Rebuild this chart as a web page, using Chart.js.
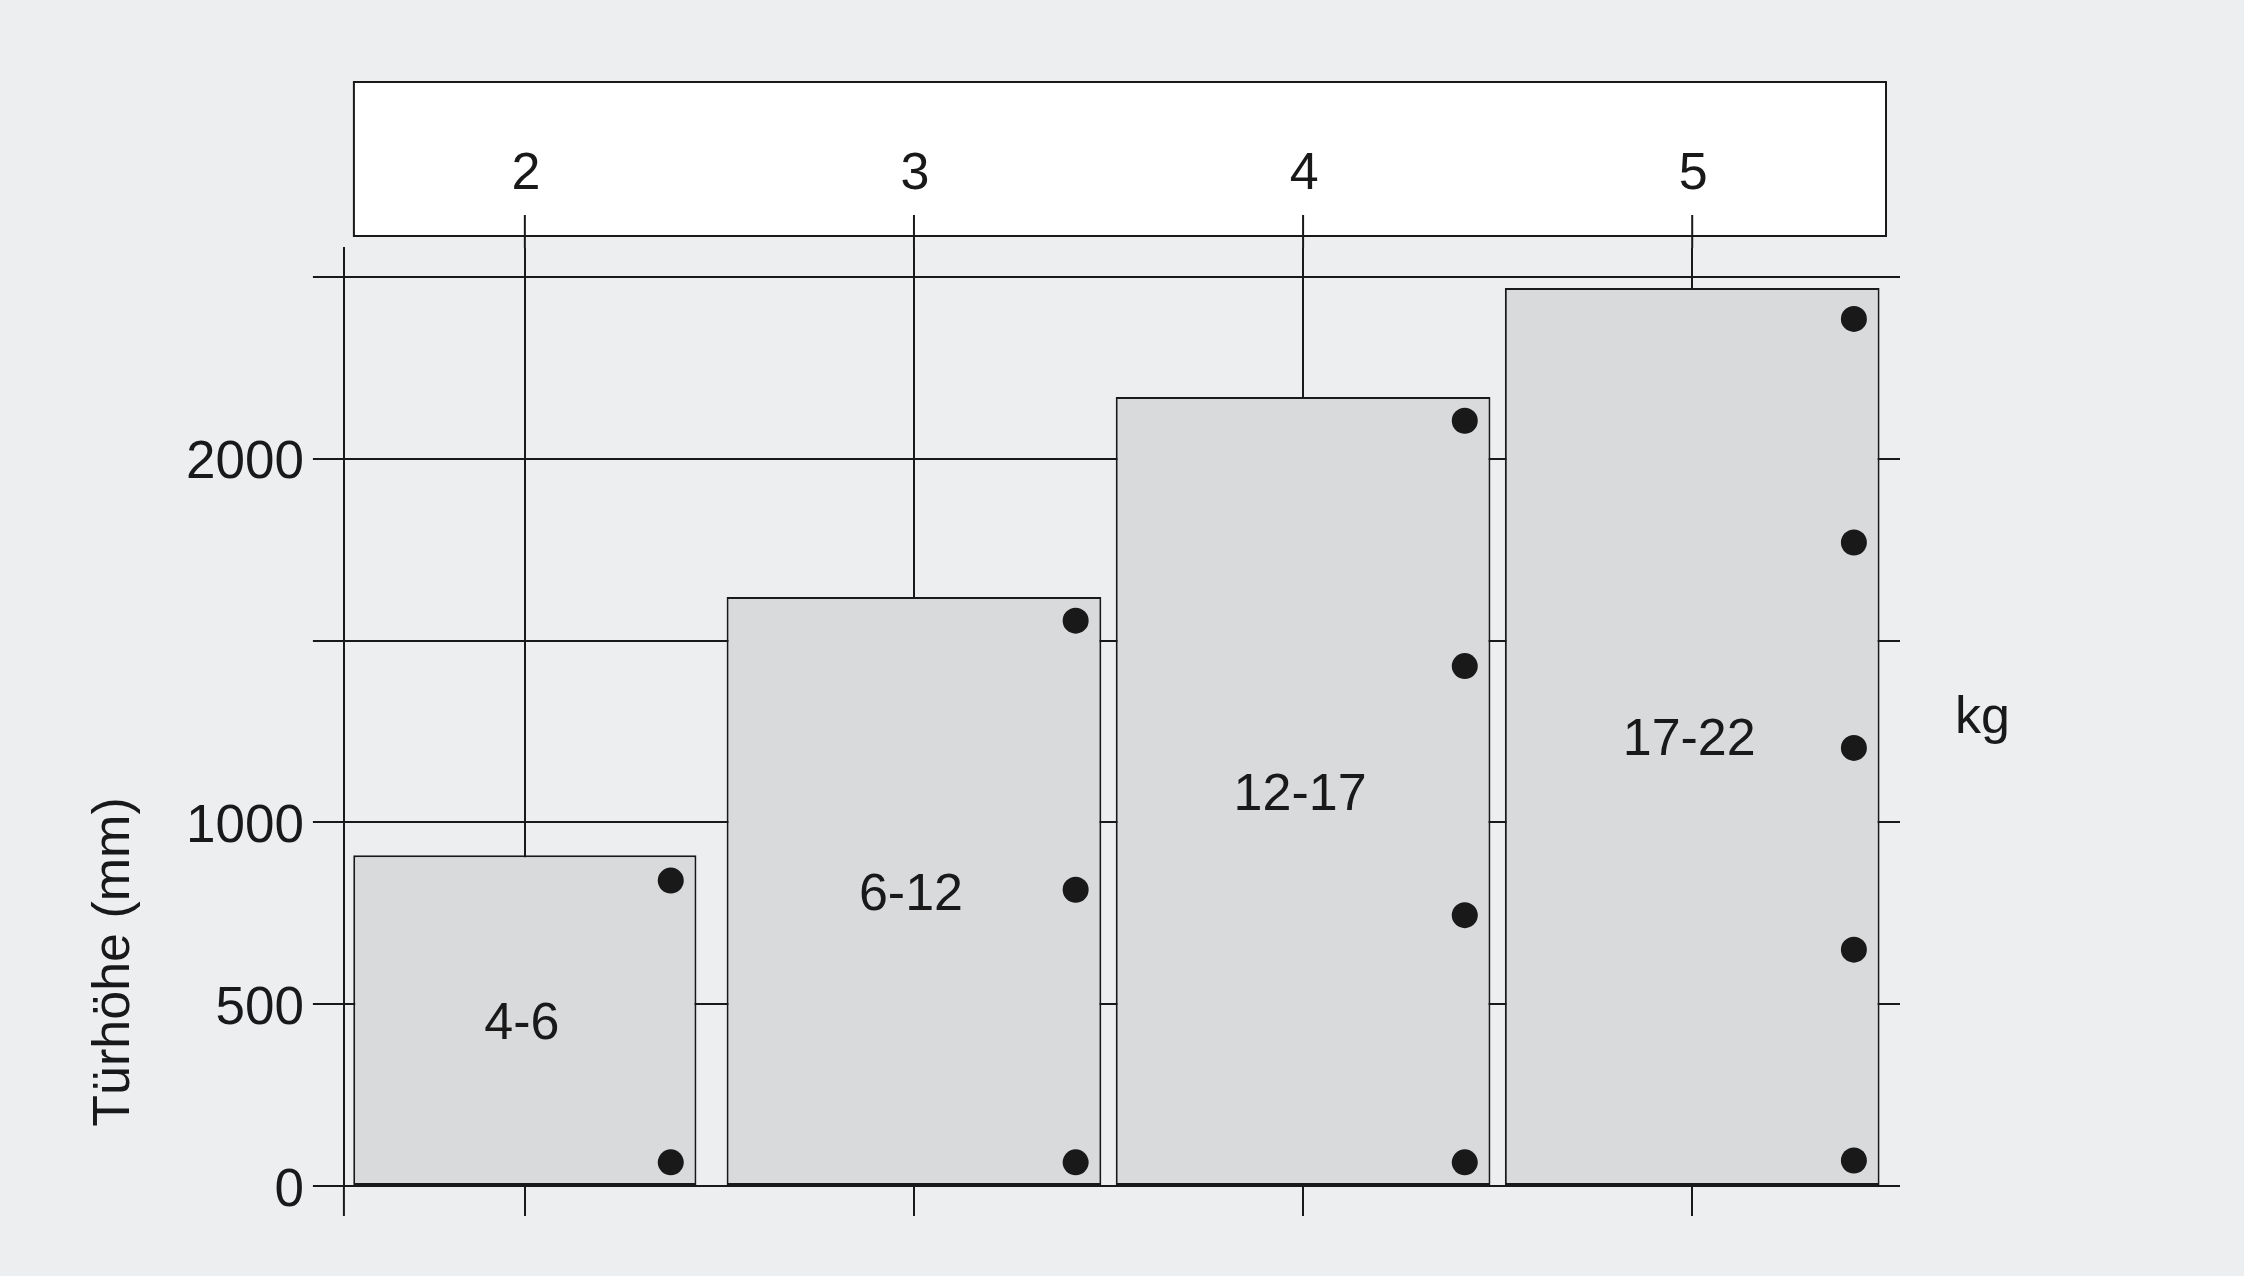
<!DOCTYPE html>
<html>
<head>
<meta charset="utf-8">
<script src="https://cdn.jsdelivr.net/npm/chart.js@4.4.1/dist/chart.umd.min.js"></script>
<style>
    html, body { margin: 0; padding: 0; background: #eceef0; }
    #wrap { width: 2244px; height: 1276px; position: relative; }
</style>
</head>
<body>
<div id="wrap"><canvas id="chart"></canvas></div>
<script>
// Number of hinges per door size
const hinges = [2, 3, 4, 5];
// Max door height (mm) for each hinge count
const doorHeights = [910, 1620, 2170, 2470];
// Door weight range (kg)
const weightRanges = ['4-6', '6-12', '12-17', '17-22'];
// Hinge heights (mm) drawn as dots on each door
const hingePositions = [
    [840, 65],
    [1555, 815, 65],
    [2105, 1430, 745, 65],
    [2385, 1770, 1205, 650, 70]
];
const yStep = 500;
const yTickLabels = [0, 500, 1000, 2000];
const yAxisTitle = 'Türhöhe (mm)';
const unitLabel = 'kg';

const INK = '#19191a';
const BG = '#eceef0';
const FONT = '"Liberation Sans", Arial, sans-serif';
const LINE = 2;
const narrowBar = 0.882;
const wideBar = 0.963;

function barPct(i) {
    return i === 0 ? narrowBar : wideBar;
}

const dots = [];
hingePositions.forEach((list, i) => {
    list.forEach(v => dots.push({ x: hinges[i] + barPct(i) / 2 - 0.066, y: v }));
});

const decor = {
    id: 'decor',
    beforeDraw(chart) {
        const ctx = chart.ctx;
        ctx.save();
        ctx.fillStyle = BG;
        ctx.fillRect(0, 0, chart.width, chart.height);
        ctx.restore();
    },
    afterDraw(chart) {
        const { ctx, chartArea: a, scales: { x, y } } = chart;
        ctx.save();
        ctx.strokeStyle = INK;
        ctx.fillStyle = INK;
        ctx.lineWidth = LINE;
        ctx.font = '52px ' + FONT;
        ctx.textAlign = 'center';
        ctx.textBaseline = 'middle';

        // y axis runs on below the zero line
        ctx.beginPath();
        ctx.moveTo(a.left, a.bottom);
        ctx.lineTo(a.left, a.bottom + 30);
        ctx.stroke();

        // header box with hinge counts
        const boxL = a.left + 10, boxR = a.right - 14;
        const boxB = a.top - 12, boxT = boxB - 154;
        ctx.fillStyle = '#ffffff';
        ctx.fillRect(boxL, boxT, boxR - boxL, boxB - boxT);
        ctx.strokeRect(boxL, boxT, boxR - boxL, boxB - boxT);
        ctx.fillStyle = INK;
        hinges.forEach(h => {
            const px = x.getPixelForValue(h);
            ctx.beginPath();
            ctx.moveTo(px, boxB - 21);
            ctx.lineTo(px, a.top);
            ctx.stroke();
            ctx.fillText(String(h), px + 1, boxT + 93);
        });

        // weight labels inside doors
        weightRanges.forEach((t, i) => {
            ctx.fillText(t, x.getPixelForValue(hinges[i]) - 3, y.getPixelForValue(doorHeights[i] / 2) + 4);
        });

        // unit on the right
        ctx.textAlign = 'left';
        ctx.fillText(unitLabel, a.right + 55, (a.top + a.bottom) / 2 + 2);

        // y title
        ctx.translate(a.left - 229, a.bottom - 224);
        ctx.rotate(-Math.PI / 2);
        ctx.textAlign = 'center';
        ctx.fillText(yAxisTitle, 0, 0);
        ctx.restore();
    }
};

const barStyle = {
    backgroundColor: '#d9dadc',
    borderColor: INK,
    borderWidth: LINE,
    borderSkipped: false,
    grouped: false,
    categoryPercentage: 1,
    order: 1
};

new Chart(document.getElementById('chart'), {
    type: 'bar',
    data: {
        datasets: [
            {
                type: 'scatter',
                data: dots,
                pointRadius: 13,
                pointHoverRadius: 13,
                backgroundColor: INK,
                borderWidth: 0,
                order: 0
            },
            Object.assign({
                data: [{ x: hinges[0], y: doorHeights[0] }],
                barPercentage: narrowBar
            }, barStyle),
            Object.assign({
                data: hinges.slice(1).map((h, i) => ({ x: h, y: doorHeights[i + 1] })),
                barPercentage: wideBar
            }, barStyle)
        ]
    },
    options: {
        responsive: true,
        maintainAspectRatio: false,
        animation: false,
        devicePixelRatio: 1,
        layout: {
            padding: { left: 177, right: 344, top: 248, bottom: 60 }
        },
        plugins: {
            legend: { display: false },
            tooltip: { enabled: false }
        },
        scales: {
            x: {
                type: 'linear',
                min: 1.535,
                max: 5.534,
                offset: false,
                border: { display: false },
                grid: { color: INK, lineWidth: LINE, tickLength: 30, offset: false },
                ticks: { display: false },
                afterBuildTicks: s => {
                    s.ticks = hinges.map(v => ({ value: v }));
                }
            },
            y: {
                type: 'linear',
                min: 0,
                max: 2580,
                border: { display: true, color: INK, width: LINE },
                grid: { color: INK, lineWidth: LINE, tickLength: 31 },
                ticks: {
                    autoSkip: false,
                    padding: 9,
                    labelOffset: 5,
                    color: INK,
                    font: { family: FONT, size: 53 },
                    callback: v => yTickLabels.includes(v) ? String(v) : ''
                },
                afterBuildTicks: s => {
                    const t = [];
                    for (let v = 0; v <= s.max; v += yStep) t.push({ value: v });
                    s.ticks = t;
                }
            }
        }
    },
    plugins: [decor]
});
</script>
</body>
</html>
####
With the pictures left out, transcribe the material exactly.

Rebuild this chart as a web page, using Chart.js.
<!DOCTYPE html>
<html>
<head>
<meta charset="utf-8">
<script src="https://cdn.jsdelivr.net/npm/chart.js@4.4.1/dist/chart.umd.min.js"></script>
<style>
    html, body { margin: 0; padding: 0; background: #eceef0; }
    #wrap { width: 2244px; height: 1276px; position: relative; }
</style>
</head>
<body>
<div id="wrap"><canvas id="chart"></canvas></div>
<script>
// Number of hinges per door size
const hinges = [2, 3, 4, 5];
// Max door height (mm) for each hinge count
const doorHeights = [910, 1620, 2170, 2470];
// Door weight range (kg)
const weightRanges = ['4-6', '6-12', '12-17', '17-22'];
// Hinge heights (mm) drawn as dots on each door
const hingePositions = [
    [840, 65],
    [1555, 815, 65],
    [2105, 1430, 745, 65],
    [2385, 1770, 1205, 650, 70]
];
const yStep = 500;
const yTickLabels = [0, 500, 1000, 2000];
const yAxisTitle = 'Türhöhe (mm)';
const unitLabel = 'kg';

const INK = '#19191a';
const BG = '#eceef0';
const FONT = '"Liberation Sans", Arial, sans-serif';
const LINE = 2;
const narrowBar = 0.882;
const wideBar = 0.963;

function barPct(i) {
    return i === 0 ? narrowBar : wideBar;
}

const dots = [];
hingePositions.forEach((list, i) => {
    list.forEach(v => dots.push({ x: hinges[i] + barPct(i) / 2 - 0.066, y: v }));
});

const decor = {
    id: 'decor',
    beforeDraw(chart) {
        const ctx = chart.ctx;
        ctx.save();
        ctx.fillStyle = BG;
        ctx.fillRect(0, 0, chart.width, chart.height);
        ctx.restore();
    },
    afterDraw(chart) {
        const { ctx, chartArea: a, scales: { x, y } } = chart;
        ctx.save();
        ctx.strokeStyle = INK;
        ctx.fillStyle = INK;
        ctx.lineWidth = LINE;
        ctx.font = '52px ' + FONT;
        ctx.textAlign = 'center';
        ctx.textBaseline = 'middle';

        // y axis runs on below the zero line
        ctx.beginPath();
        ctx.moveTo(a.left, a.bottom);
        ctx.lineTo(a.left, a.bottom + 30);
        ctx.stroke();

        // header box with hinge counts
        const boxL = a.left + 10, boxR = a.right - 14;
        const boxB = a.top - 12, boxT = boxB - 154;
        ctx.fillStyle = '#ffffff';
        ctx.fillRect(boxL, boxT, boxR - boxL, boxB - boxT);
        ctx.strokeRect(boxL, boxT, boxR - boxL, boxB - boxT);
        ctx.fillStyle = INK;
        hinges.forEach(h => {
            const px = x.getPixelForValue(h);
            ctx.beginPath();
            ctx.moveTo(px, boxB - 21);
            ctx.lineTo(px, a.top);
            ctx.stroke();
            ctx.fillText(String(h), px + 1, boxT + 93);
        });

        // weight labels inside doors
        weightRanges.forEach((t, i) => {
            ctx.fillText(t, x.getPixelForValue(hinges[i]) - 3, y.getPixelForValue(doorHeights[i] / 2) + 4);
        });

        // unit on the right
        ctx.textAlign = 'left';
        ctx.fillText(unitLabel, a.right + 55, (a.top + a.bottom) / 2 + 2);

        // y title
        ctx.translate(a.left - 229, a.bottom - 224);
        ctx.rotate(-Math.PI / 2);
        ctx.textAlign = 'center';
        ctx.fillText(yAxisTitle, 0, 0);
        ctx.restore();
    }
};

const barStyle = {
    backgroundColor: '#d9dadc',
    borderColor: INK,
    borderWidth: LINE,
    borderSkipped: false,
    grouped: false,
    categoryPercentage: 1,
    order: 1
};

new Chart(document.getElementById('chart'), {
    type: 'bar',
    data: {
        datasets: [
            {
                type: 'scatter',
                data: dots,
                pointRadius: 13,
                pointHoverRadius: 13,
                backgroundColor: INK,
                borderWidth: 0,
                order: 0
            },
            Object.assign({
                data: [{ x: hinges[0], y: doorHeights[0] }],
                barPercentage: narrowBar
            }, barStyle),
            Object.assign({
                data: hinges.slice(1).map((h, i) => ({ x: h, y: doorHeights[i + 1] })),
                barPercentage: wideBar
            }, barStyle)
        ]
    },
    options: {
        responsive: true,
        maintainAspectRatio: false,
        animation: false,
        devicePixelRatio: 1,
        layout: {
            padding: { left: 177, right: 344, top: 248, bottom: 60 }
        },
        plugins: {
            legend: { display: false },
            tooltip: { enabled: false }
        },
        scales: {
            x: {
                type: 'linear',
                min: 1.535,
                max: 5.534,
                offset: false,
                border: { display: false },
                grid: { color: INK, lineWidth: LINE, tickLength: 30, offset: false },
                ticks: { display: false },
                afterBuildTicks: s => {
                    s.ticks = hinges.map(v => ({ value: v }));
                }
            },
            y: {
                type: 'linear',
                min: 0,
                max: 2580,
                border: { display: true, color: INK, width: LINE },
                grid: { color: INK, lineWidth: LINE, tickLength: 31 },
                ticks: {
                    autoSkip: false,
                    padding: 9,
                    labelOffset: 5,
                    color: INK,
                    font: { family: FONT, size: 53 },
                    callback: v => yTickLabels.includes(v) ? String(v) : ''
                },
                afterBuildTicks: s => {
                    const t = [];
                    for (let v = 0; v <= s.max; v += yStep) t.push({ value: v });
                    s.ticks = t;
                }
            }
        }
    },
    plugins: [decor]
});
</script>
</body>
</html>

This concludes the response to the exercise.